Although the Wuhan lockdown was spun as a success by Beijing, the death toll from the early weeks - before lockdown - remains unknown.
Louise, a tech worker in her late 20s who stayed in Wuhan with her partner through the lockdown, says it was frightening initially, before the cases began to fall: "There were videos showing the bodies on the ground in the hospitals and our food was almost gone... We were afraid that we were being abandoned."
It wasn't until early April - on tomb sweeping day, when Chinese mourn the dead by placing white paper in a circle - that she realised how badly the city had been hit by the virus.
There were circles of white everywhere and chrysanthemums, the preferred choice of flower for mourners, were sold out.
"No-one I know had died of the virus, but I was shocked by the scene," Louise says.
Déjà vu
Ms Yang was one of those mourners three years ago. She says some of her fear and pain was relived this year when China was gripped by a wave of infections as it reopened. This time Ms Yang's mother-in-law, who is in her 80s, was infected.
"I was worried she could die at any moment," she says. "I did everything I didn't do three years ago, everything I had regretted not doing, everything I didn't know then but know now. I was afraid I would put her in harm's way if I was careless with anything... I checked her blood oxygen level every hour."
Ms Yang caught Covid again, but she says she wasn't afraid for herself.
"After what we had experienced, death means little. I don't want to experience the loss of family anymore. If I could, I would die for my mother-in-law."
Her mother-in-law survived - and recovered before the start of the Chinese New Year in late January.
But Ms Yang wasn't in a celebratory mood. She had been under heavy surveillance since speaking to the media about losing her daughter to Covid.
She protested on the streets and has been trying to file a lawsuit against the government. She says she wants "an explanation".
China is a one party-state which does not tolerate protests that challenge the leadership.
The media and the internet are also heavily censored, with many foreign news outlets being banned in the country. People who talk critically about the country to foreign media often face retribution - from warnings to even detention.
With technology, China has also established an extensive surveillance network that monitors mobile device data and tracks movements.
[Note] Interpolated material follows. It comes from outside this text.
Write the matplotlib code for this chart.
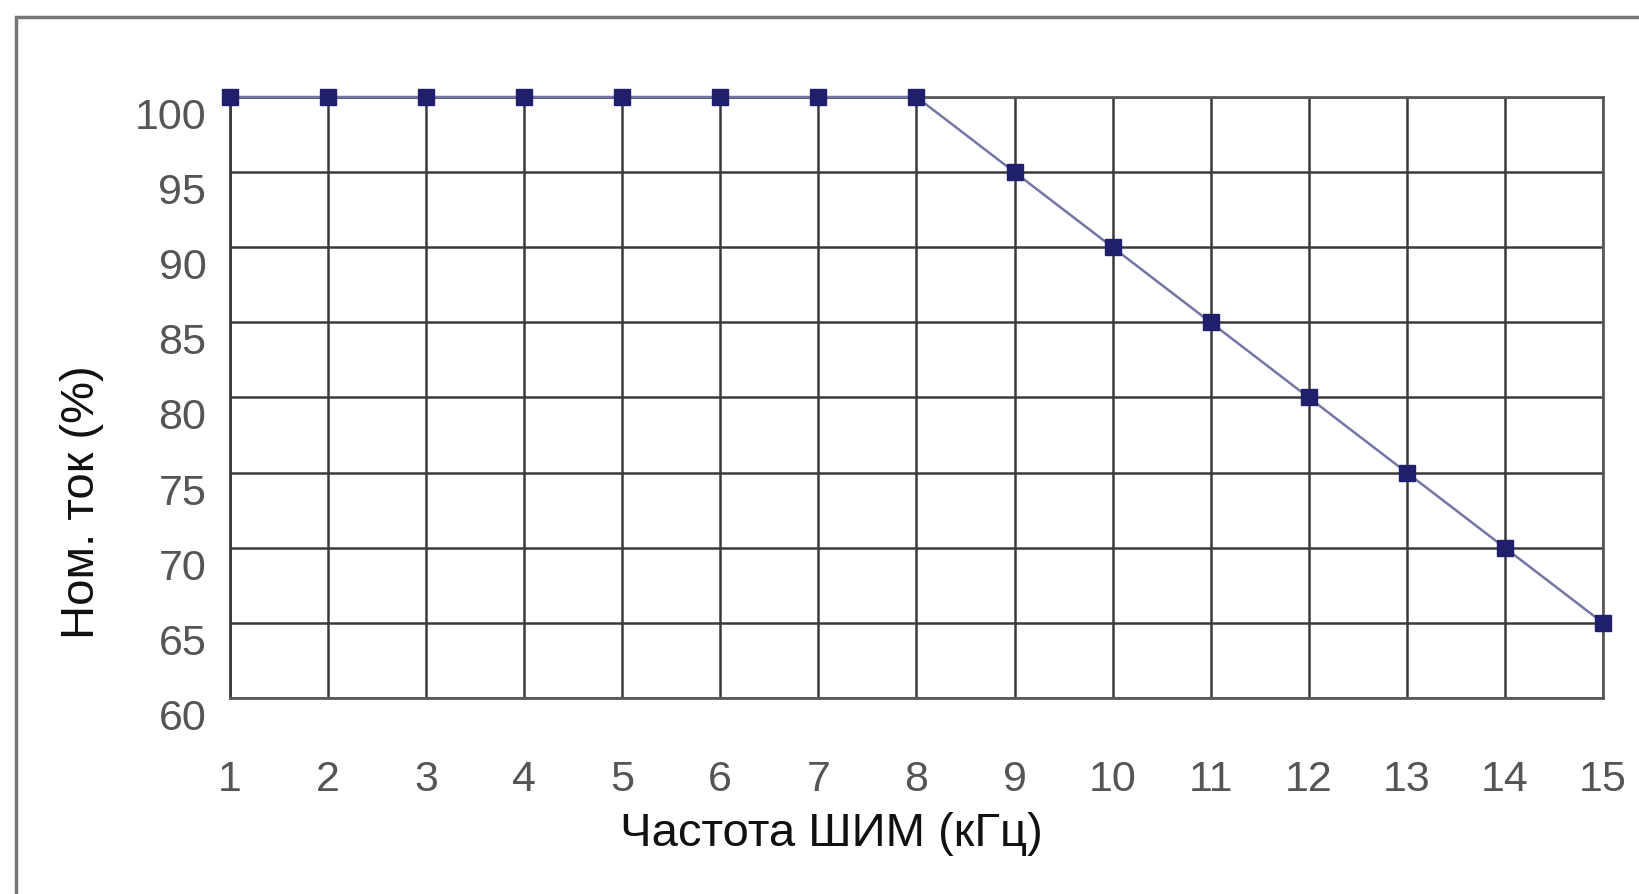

Ms Yang says: "There are people at my door and I am followed everywhere. There is no Spring Festival atmosphere because I am worried I will affect my friends if I go to gatherings. I haven't gone out much."
In Wuhan, on the first day of the Chinese New Year, people visit the homes of those whose relatives have died in the past year, and burn incense for the dead.
"Chrysanthemums were being sold everywhere, especially on Chinese New Year's Eve," she says, adding that it brought back harrowing memories because she had brought two baskets of the flowers for Yuxi.
For Ms Yang, the end of the pandemic does not mean a return to normal life. Not least because there is now a camera at her door, monitoring her every day.
"I am not afraid of them," she says. "I have already lost the most precious thing in life. What else can they take away from me?"
Except for Yang Min, names have been changed to protect identities.